Atrapado en Livorno
El director italiano Paolo Virzí adelantó que frente a tantas malas noticias por la crisis europea, su opción fue La prima cosa bella, una película que rinde homenaje a la comedia clásica italiana de los años 1970. El impulso derivó en una comedia dramática sobre los lazos familiares y el descubrimiento de verdades nunca dichas.
Bruno (Valerio Mastandrea) vuelve a Livorno porque su madre Anna está muy enferma. Lo hace a regañadientes, llevado por su hermana Valeria (Claudia Pandolfi). La película va mezclando el presente de Anna (Stefanía Sandrelli) y su pasado, con los niños pequeños. La vida familiar parece haber cambiado completamente una noche de 1971 en que Anna (Micaela Ramazzotti) fue elegida la "mamá más bella del verano". Su belleza la empuja al centro de las miradas y de ahí en más cobra otra luz el recuerdo de Bruno. Aquel niño serio todavía huye del estigma familiar.
Guiado por el punto de vista de Bruno, Virzí va mostrando escenas de violencia familiar protagonizadas por su padre Mario, enfurecido por la exposición pública de la esposa; la separación, cuando expulsa a Anna del hogar; el rol de la tía tutora; los chismes del entorno; las mudanzas sucesivas de Anna con los niños; la relación tortuosa con los hombres.
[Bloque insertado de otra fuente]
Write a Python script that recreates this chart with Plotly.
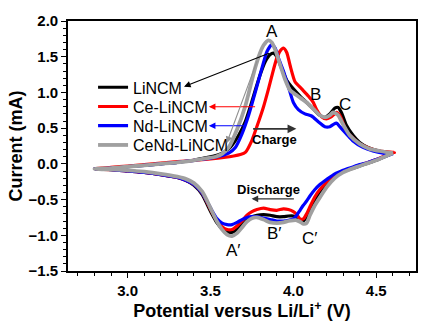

Micaela Ramazzotti expresa sensualidad y cierta inocencia que la pone en la frontera de la bella tonta. Ella finge, sonríe y canta Nicola Di Bari para proteger a sus hijos de la realidad, mientras sueña con ser actriz de cine.
No faltan personajes ni elementos clave en la pintura de la tragicomedia de Bruno. La perspectiva, muy interesante, cae, no obstante, varias veces en el cliché. El montaje de las distintas épocas va descubriendo la historia familiar y la psicología de los personajes, al tiempo que Stefanía Sandrelli compone una enferma terminal que no pierde la sonrisa.
El otro relato, el que Virzí resigna, hubiera generado otra película. Anna es bella y paga por eso en una sociedad que pone a la mujer en el rincón de la casa. El personaje, muy rico en matices, se queda en la gestualidad más exterior. El reparto, de muy buenos comediantes (los niños incluidos), convive con el ridículo de algunas situaciones y los finales previsibles. Livorno tiene mar. Se habla poco de eso y no se lo ve, hasta que después de andar perdido entre el lado oscuro de los recuerdos y las adicciones, Bruno descubre, otra vez, que un buen día puede ser el comienzo del resto de su vida.